風吹けば峰に別るる白雲のたえてつれなき君が心か
kaze fukeba mine ni wakaruru shirakumo no taete tsurenaki kimi ga kokoro ka

en Teika se resuelve en una visión del carácter inestable de la percepción y de la final irrealidad de las apariencias. En una noche brevísima de primavera, el puente de los sueños que nos conducen a un sitio más alto se interrumpe bruscamente y deja al que soñaba ante el vacío.

La práctica del honkadori rinde homenaje a la tradición y, al trasvasarla, la reinventa. En más de un sentido, es un modo de producción poética firmemente arraigado en la mentalidad confuciana, para la cual la copia del modelo maestro era mucho más importante que la búsqueda de la originalidad. Pero antes de Shunzei y Teika la apropiación de poemas previos era mal vista. El mayor árbitro poético de la era Heian, Fujiwara no Kinto, la había censurado enérgicamente en el año 1001; y aunque un siglo después poetas muy notables la aceptaban, era siempre con la reserva de que el nuevo poema tendría que ser superior al anterior. Que no es el criterio de Teika: para él, la práctica del honkadori debía tanto enriquecer el poema de origen como ganar, con su evocación, una densidad mayor para el nuevo poema. No se trataba en modo alguno de “superar el original” sino de darle una nueva originalidad.

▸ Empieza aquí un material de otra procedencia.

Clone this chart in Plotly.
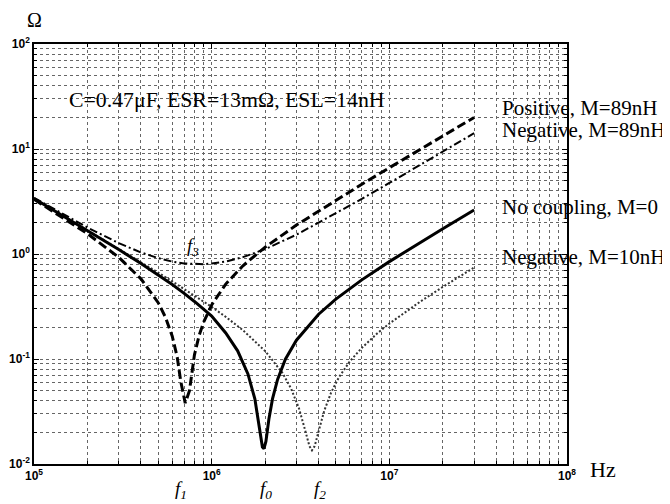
import plotly.graph_objects as go

# ---- data (frequency in Hz, impedance in Ohm) ----
freq_m0 = [1e5, 1.5e5, 2e5, 3e5, 4e5, 5e5, 6e5, 7e5, 8e5, 1e6, 1.2e6, 1.4e6, 1.6e6,
           1.75e6, 1.85e6, 1.93e6, 1.97e6, 2.02e6, 2.1e6, 2.2e6, 2.35e6, 2.6e6, 3e6,
           4e6, 5e6, 7e6, 1e7, 1.5e7, 2e7, 3e7]
z_m0 = [3.38, 2.244, 1.675, 1.102, 0.811, 0.633, 0.512, 0.422, 0.353, 0.256, 0.177,
        0.1197, 0.0721, 0.0417, 0.0241, 0.0145, 0.014, 0.0164, 0.0268, 0.0417, 0.0639,
        0.0994, 0.151, 0.267, 0.372, 0.567, 0.846, 1.297, 1.742, 2.628]

freq_pos89 = [1e5, 1.5e5, 2e5, 3e5, 4e5, 5e5, 5.5e5, 6e5, 6.4e5, 6.7e5, 7.1e5, 7.5e5,
              8e5, 8.5e5, 9e5, 1e6, 1.2e6, 1.5e6, 2e6, 3e6, 5e6, 7e6, 1e7, 1.5e7, 2e7, 3e7]
z_pos89 = [3.319, 2.158, 1.560, 0.929, 0.580, 0.344, 0.249, 0.165, 0.104, 0.061, 0.038,
           0.050, 0.1095, 0.1677, 0.2231, 0.3274, 0.517, 0.773, 1.163, 1.885, 3.262,
           4.614, 6.626, 9.967, 13.30, 19.97]

freq_neg89 = [1e5, 1.5e5, 2e5, 3e5, 4e5, 5e5, 6e5, 7e5, 8e5, 9e5, 1e6, 1.2e6, 1.5e6,
              2e6, 3e6, 5e6, 7e6, 1e7, 1.5e7, 2e7, 3e7]
z_neg89 = [3.433, 2.328, 1.787, 1.270, 1.035, 0.913, 0.847, 0.814, 0.800, 0.800, 0.810,
           0.848, 0.933, 1.112, 1.527, 2.424, 3.347, 4.746, 7.091, 9.441, 14.15]

freq_neg10 = [1e5, 1.5e5, 2e5, 3e5, 4e5, 5e5, 6e5, 7e5, 8e5, 1e6, 1.2e6, 1.5e6, 2e6,
              2.5e6, 2.8e6, 3.1e6, 3.35e6, 3.55e6, 3.67e6, 3.8e6, 4e6, 4.3e6, 4.7e6,
              5.2e6, 6e6, 7e6, 8.5e6, 1e7, 1.5e7, 2e7, 3e7]
z_neg10 = [3.383, 2.254, 1.688, 1.121, 0.837, 0.665, 0.549, 0.466, 0.403, 0.3135, 0.252,
           0.188, 0.119, 0.0738, 0.0521, 0.0339, 0.0213, 0.0148, 0.0135, 0.0148, 0.0205,
           0.0321, 0.0479, 0.0669, 0.0953, 0.1275, 0.1738, 0.2174, 0.354, 0.486, 0.743]

x_ticks = [1e5, 1e6, 1e7, 1e8]
x_tick_text = ["10<sup>5</sup>", "10<sup>6</sup>", "10<sup>7</sup>", "10<sup>8</sup>"]
y_ticks = [1e-2, 1e-1, 1e0, 1e1, 1e2]
y_tick_text = ["10<sup>-2</sup>", "10<sup>-1</sup>", "10<sup>0</sup>", "10<sup>1</sup>", "10<sup>2</sup>"]

fig = go.Figure()
fig.add_trace(go.Scatter(x=freq_neg10, y=z_neg10, mode="lines",
                         line=dict(color="#333333", width=2, dash="2px,2px")))
fig.add_trace(go.Scatter(x=freq_neg89, y=z_neg89, mode="lines",
                         line=dict(color="black", width=2, dash="8px,3px,2px,3px")))
fig.add_trace(go.Scatter(x=freq_pos89, y=z_pos89, mode="lines",
                         line=dict(color="black", width=3, dash="9px,4px")))
fig.add_trace(go.Scatter(x=freq_m0, y=z_m0, mode="lines",
                         line=dict(color="black", width=3)))

grid = dict(showgrid=True, gridcolor="#666666", gridwidth=1, griddash="dot")
tickfont = dict(family="Liberation Sans", size=12, color="black", weight="bold")

fig.update_xaxes(type="log", range=[5, 8], tickmode="array", tickvals=x_ticks,
                 ticktext=x_tick_text, ticks="inside", ticklen=5, tickcolor="black",
                 showline=True, linecolor="black", linewidth=1.5, mirror="ticks",
                 zeroline=False, tickfont=tickfont, automargin=False,
                 minor=dict(dtick="D1", ticks="inside", ticklen=3, tickcolor="black",
                            **grid),
                 **grid)
fig.update_yaxes(type="log", range=[-2, 2], tickmode="array", tickvals=y_ticks,
                 ticktext=y_tick_text, ticks="inside", ticklen=5, tickcolor="black",
                 showline=True, linecolor="black", linewidth=1.5, mirror="ticks",
                 zeroline=False, tickfont=tickfont, automargin=False,
                 minor=dict(dtick="D1", ticks="inside", ticklen=3, tickcolor="black",
                            **grid),
                 **grid)

serif = "Liberation Serif"
ann = []
ann.append(dict(text="Ω", xref="paper", yref="paper", x=0.0, y=1.058,
                xanchor="center", yanchor="middle", showarrow=False,
                font=dict(family=serif, size=20, color="black")))
ann.append(dict(text="Hz", xref="paper", yref="paper", x=1.067, y=-0.014,
                xanchor="center", yanchor="middle", showarrow=False,
                font=dict(family=serif, size=22, color="black")))
ann.append(dict(text="C=0.47μF, ESR=13mΩ, ESL=14nH", xref="paper", yref="paper",
                x=0.061, y=0.867, xanchor="left", yanchor="middle", showarrow=False,
                font=dict(family=serif, size=21.8, color="black")))
for txt, yy in [("Positive, M=89nH", 0.848), ("Negative, M=89nH", 0.796),
                ("No coupling, M=0", 0.612), ("Negative, M=10nH", 0.493)]:
    ann.append(dict(text=txt, xref="paper", yref="paper", x=0.8737, y=yy,
                    xanchor="left", yanchor="middle", showarrow=False,
                    font=dict(family=serif, size=21, color="black")))
for txt, xx in [("<i>f<sub>1</sub></i>", 5.8295), ("<i>f<sub>0</sub></i>", 6.308),
                ("<i>f<sub>2</sub></i>", 6.608)]:
    ann.append(dict(text=txt, xref="x", yref="paper", x=xx, y=-0.062,
                    xanchor="center", yanchor="middle", showarrow=False,
                    font=dict(family=serif, size=19, color="black")))
ann.append(dict(text="<i>f<sub>3</sub></i>", xref="x", yref="y", x=5.893, y=0.068,
                xanchor="center", yanchor="middle", showarrow=False,
                font=dict(family=serif, size=19, color="black")))

# page body has an 8px default margin, so the figure is 8px smaller and margins shifted
fig.update_layout(width=662, height=496, autosize=False, showlegend=False,
                  margin=dict(l=26, r=103, t=36, b=40, pad=0),
                  plot_bgcolor="white", paper_bgcolor="white",
                  annotations=ann)

fig.write_html("out.html")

Eso mismo es por cierto lo que propone “Pierre Menard, autor del Quijote”, un cuento —cuyo afectado narrador, por cierto, no es Borges, como queda patente desde el primer párrafo— al que una y otra vez se ha aludido como apología del plagio, equívocamente, en estos días. Es todo lo contrario. Plagiar el Quijote es imposible: todo el mundo (los pocos lectores que representan a todo el mundo) lo conoce. Copiarlo sería insensato, una vez excluida la pasión caligráfica.

No quería componer otro Quijote —lo cual es fácil— sino el Quijote. Inútil agregar que no encaró nunca una transcripción mecánica del original; no se proponía copiarlo. Su admirable ambición era producir unas páginas que coincidieran —palabra por palabra y línea por línea— con las de Miguel de Cervantes.

Probablemente no haya, con exclusión de las escritas por Honorio Bustos Domecq y Benito Suárez Lynch, páginas de Borges más llenas de bromas que las de este cuento. La broma mayor, la gran carcajada, depende de la verdad inmutable de que el Quijote lo escribió, para siempre, Miguel de Cervantes.